27. We therefore asked the Northern Ireland Office
why the change had been made. The explanation was that the Treasury
determined, in agreement with the Northern Ireland Audit Office,
that it was "not practicable to exercise the level of control
over expenditure implicit in a four sub-head arrangement."[44]
No evidence was supplied to support this assertion.
28. Although this is an apparently technical change,
a single subhead for this Vote reduces still further the already
limited amount of information available to the House on sums to
be voted for the benefit of the Northern Ireland Consolidated
Fund.

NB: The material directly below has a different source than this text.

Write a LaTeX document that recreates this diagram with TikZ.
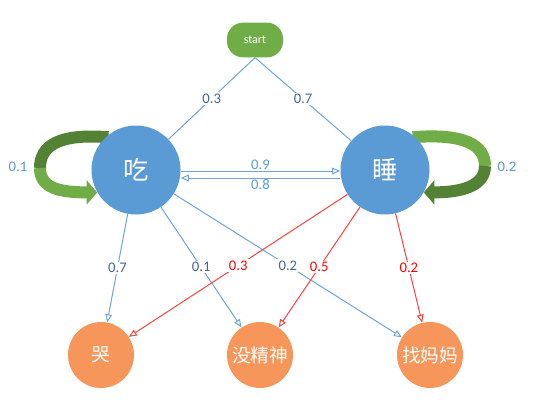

Given that this was an Estimate presented to the House by
a United Kingdom department, we are surprised that the Comptroller
and Auditor General does not also appear to have been consulted
and we have drawn the matter to the attention of the Public Accounts
Committee. In our view, it would have been helpful if the Supplementary
Estimate had drawn attention to this change, and the reasons for
it. More generally, as far as we can see, the House has been given
no substantive information on the reasons for this Spring Supplementary
Estimate. The corresponding Scottish Estimate, on the other hand,
provided a useful summary of its purpose. We commend this model
to the Northern Ireland Office for the future.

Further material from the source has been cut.